Jose Luis Silva, a key Venezuelan military official, has stepped down as defense attache in the US and thrown his weight behind opposition leader Juan Guaido. The military could play a crucial role in the current crisis.
Venezuela's defense attache to the United States, Colonel Jose Luis Silva, broke with President Nicolas Maduro on Saturday and said he supported opposition leader Juan Guaido (pictured above).
Guaido, the 35-year-old leader of the opposition-controlled National Assembly, declared himself interim president on Wednesday in the most direct challenge to Maduro's authoritarian presidency to date.
Speaking from his office in the Venezuelan Embassy in Washington, Silva called for free and fair elections to take place in Venezuela.
"As the Venezuelan defense attache in the United States, I do not recognize Mr. Nicolas Maduro as president of Venezuela," Silva told the Spanish-language, Miami-based newspaper El Nuevo Herald.
"My message to all armed forces members, to everyone who carries a gun, is to please let's not attack the people. We are also part of the people, and we've had enough of supporting a government that has betrayed the most basic principles and sold itself to other countries," he said in the interview.
An online video showed Silva delivering similar remarks in military uniform from an office desk with the Venezuelan flag behind him.
It was not immediately clear whether Silva had also stepped down from his position.
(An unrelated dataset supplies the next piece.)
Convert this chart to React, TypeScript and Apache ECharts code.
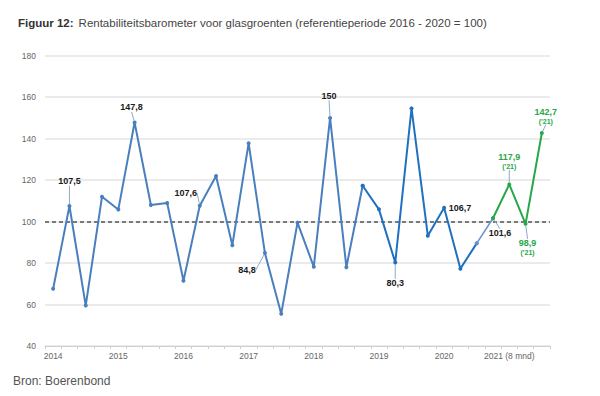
import React, { useEffect, useRef } from "react";
import * as echarts from "echarts";

// Periods (quarters 2014-2020, then 2021 periods)
const periods: string[] = [
  "2014 K1", "2014 K2", "2014 K3", "2014 K4",
  "2015 K1", "2015 K2", "2015 K3", "2015 K4",
  "2016 K1", "2016 K2", "2016 K3", "2016 K4",
  "2017 K1", "2017 K2", "2017 K3", "2017 K4",
  "2018 K1", "2018 K2", "2018 K3", "2018 K4",
  "2019 K1", "2019 K2", "2019 K3", "2019 K4",
  "2020 K1", "2020 K2", "2020 K3", "2020 K4",
  "2021 P1", "2021 P2", "2021 P3",
];

const yearTickLabels: string[] = ["2014", "2015", "2016", "2017", "2018", "2019", "2020", "2021 (8 mnd)"];

const values: number[] = [
  67.6, 107.5, 59.5, 112.0,
  105.8, 147.8, 108.0, 109.0,
  71.5, 107.6, 122.0, 88.6,
  137.8, 84.8, 55.5, 99.5,
  78.2, 150.0, 78.0, 117.3,
  105.9, 80.3, 154.6, 93.2,
  106.7, 77.3, 89.5, 101.6,
  117.9, 98.9, 142.7,
];

const yMin = 40;
const yMax = 180;
const yStep = 20;
const referenceLevel = 100;

// indices of labelled points
const labelledBlack: number[] = [1, 5, 9, 13, 17, 21, 24, 27];
const labelledGreen: number[] = [28, 29, 30];
const noLeader: number[] = [24];

// label placement relative to the point (pixels)
const labelOffsets: Record<number, [number, number]> = {
  1: [0, -25],
  5: [-3, -15],
  9: [-14, -13],
  13: [-18, 17],
  17: [-1, -22],
  21: [0, 21],
  24: [16, 0],
  27: [7, 15],
  28: [0, -23],
  29: [2, 24],
  30: [4, -17],
};

const fmt = (v: number) => String(v).replace(".", ",");

const FONT = "'Liberation Sans', Arial, sans-serif";
const BLUE1 = "#4a7fbe";
const BLUE2 = "#2170c0";
const BLUE3 = "#6593cf";
const GREEN = "#27a74a";
const LEADER = "#8eaacb";

function buildSeries(from: number, to: number, color: string, width: number, green: boolean, markRef: boolean) {
  const data = values.map((v, i) => {
    if (i < from || i > to) return null;
    const item: any = { value: v };
    const showLabel = green ? labelledGreen.includes(i) : labelledBlack.includes(i);
    if (showLabel) {
      item.label = {
        show: true,
        formatter: green ? `{a|${fmt(v)}}\n{b|('21)}` : fmt(v),
      };
      item.labelLine = { show: !noLeader.includes(i) };
    }
    return item;
  });
  const s: any = {
    type: "line",
    data,
    connectNulls: false,
    symbol: "circle",
    symbolSize: 4,
    lineStyle: { color, width },
    itemStyle: { color },
    z: green ? 4 : 3,
    label: {
      show: false,
      fontFamily: FONT,
      fontSize: 9,
      fontWeight: "bold",
      color: "#1a1a1a",
      rich: {
        a: { fontFamily: FONT, fontSize: 9, fontWeight: "bold", color: GREEN, align: "center", lineHeight: 10 },
        b: { fontFamily: FONT, fontSize: 7, fontWeight: "bold", color: GREEN, align: "center", lineHeight: 9 },
      },
    },
    labelLine: { show: true, lineStyle: { color: LEADER, width: 1 } },
    labelLayout: (p: any) => {
      const off = labelOffsets[p.dataIndex];
      if (!off) return {};
      return {
        x: p.rect.x + p.rect.width / 2 + off[0],
        y: p.rect.y + p.rect.height / 2 + off[1],
        align: "center",
        verticalAlign: "middle",
      };
    },
  };
  if (markRef) {
    s.markLine = {
      silent: true,
      symbol: ["none", "none"],
      label: { show: false },
      lineStyle: { color: "#555", type: [4, 3], width: 1.5 },
      data: [{ yAxis: referenceLevel }],
      z: 2,
    };
  }
  return s;
}

export default function App() {
  const ref = useRef<HTMLDivElement>(null);
  useEffect(() => {
    document.body.style.margin = "0";
    const chart = echarts.init(ref.current!, undefined, { renderer: "svg" });
    const s1 = buildSeries(0, 19, BLUE1, 2, false, true);
    const s2 = buildSeries(19, 26, BLUE2, 2, false, false);
    const s3 = buildSeries(26, 27, BLUE3, 1.5, false, false);
    const s4 = buildSeries(27, 30, GREEN, 2, true, false);
    chart.setOption({
      animation: false,
      backgroundColor: "#ffffff",
      textStyle: { fontFamily: FONT },
      title: {
        left: 13,
        top: 9,
        text: "{b|Figuur 12:} {n|Rentabiliteitsbarometer voor glasgroenten (referentieperiode 2016 - 2020 = 100)}",
        textStyle: {
          fontWeight: "normal",
          rich: {
            b: { fontFamily: FONT, fontSize: 11.5, fontWeight: "bold", color: "#333" },
            n: { fontFamily: FONT, fontSize: 11.5, fontWeight: "normal", color: "#444" },
          },
        },
      },
      graphic: [
        {
          type: "text",
          left: 13,
          top: 375,
          style: { text: "Bron: Boerenbond", font: `12px ${FONT}`, fill: "#555" },
        },
      ],
      grid: { left: 45, right: 50, top: 55.7, bottom: 50, containLabel: false },
      xAxis: {
        type: "category",
        data: periods,
        boundaryGap: true,
        axisLine: { show: true, lineStyle: { color: "#cfcfcf", width: 1 } },
        axisTick: { show: true, interval: 0, length: 3, lineStyle: { color: "#cfcfcf" } },
        axisLabel: {
          interval: 0,
          margin: 5,
          fontFamily: FONT,
          fontSize: 8.5,
          color: "#666",
          formatter: (_v: string, i: number) => (i % 4 === 0 ? yearTickLabels[i / 4] ?? "" : ""),
        },
        splitLine: { show: false },
      },
      yAxis: {
        type: "value",
        min: yMin,
        max: yMax,
        interval: yStep,
        axisLine: { show: false },
        axisTick: { show: false },
        axisLabel: { margin: 9, fontFamily: FONT, fontSize: 8.5, color: "#666" },
        splitLine: { lineStyle: { color: "#e4e4e4", width: 1.5 } },
      },
      series: [s1, s2, s3, s4],
    });
    return () => chart.dispose();
  }, []);
  return <div ref={ref} style={{ width: 600, height: 396 }} />;
}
Guaido responded to Silva's video message on Twitter: "We welcome him and all those who want to support the CRBV [Venezuelan Constitution] with integrity and the will of the Venezuelan people."
He added that as a "legitimate and responsible institution," they were working to verify the information.
Army support seen as crucial
The announcement from Silva is significant, as military leaders in Venezuela had previously voiced their loyalty to the Maduro government and described Guaido's self-appointment as a coup. The army's support is seen as playing a crucial role in the conflict between the Maduro government and the opposition movement under Guaido, which is calling for free elections.
Silva, like other Venezuelan diplomatic officials in the US, had been ordered to return to Venezuela after Maduro cut diplomatic ties to the US earlier this week following Washington's recognition of Guaido as interim president.
On Saturday, the Maduro government announced it had suspended a directive for all US diplomats to leave Venezuela within 72 hours and instead would allow them to remain in the country while talks for a potential "interests office" take place over the next 30 days. Some staff from both embassies had already left by Saturday.
Earlier in the week Venezuelan Defense Minister Vladimir Padrino Lopez spoke 'in support of the constitutional president,' Maduro.
Read more: Venezuela and the US: From friends to foes
In addition to the US, Canada, Brazil, Argentina and numerous Latin American countries have also recognized Guaido as interim president. Germany, France, the UK and the EU have voiced their support, but stopped short of an official endorsement.
US at UN: Back Venezuelan people
The US government welcomed Silva's announced, with National Security Council spokesman Garrett Marquis tweeting, "The role of the military is to protect constitutional order, not to sustain dictators and repress its own people."
Earlier in the day, at a UN Security Council meeting called by the US, Secretary of State Mike Pompeo call on the body's members to back the Venezuelan people in their efforts to end Maduro's "illegitimate mafia state." He had no comments on what the US would do next.
However Russia, which, like the US, is a permanent member of the Security Council, denounced the US for interference and voted to block the body from placing Venezuela on the discussion agenda, as did three other council members.
"Venezuela does not pose any threat to peace and security," said Russia's ambassador to the UN, Vassily Nebenzia. "The intention of the United States is to orchestrate a coup d'etat." Russia has business and oil ties to Venezuela.
Maduro has repeatedly described the opposition movement as a US-backed "imperialist" attempt to destabilize the country.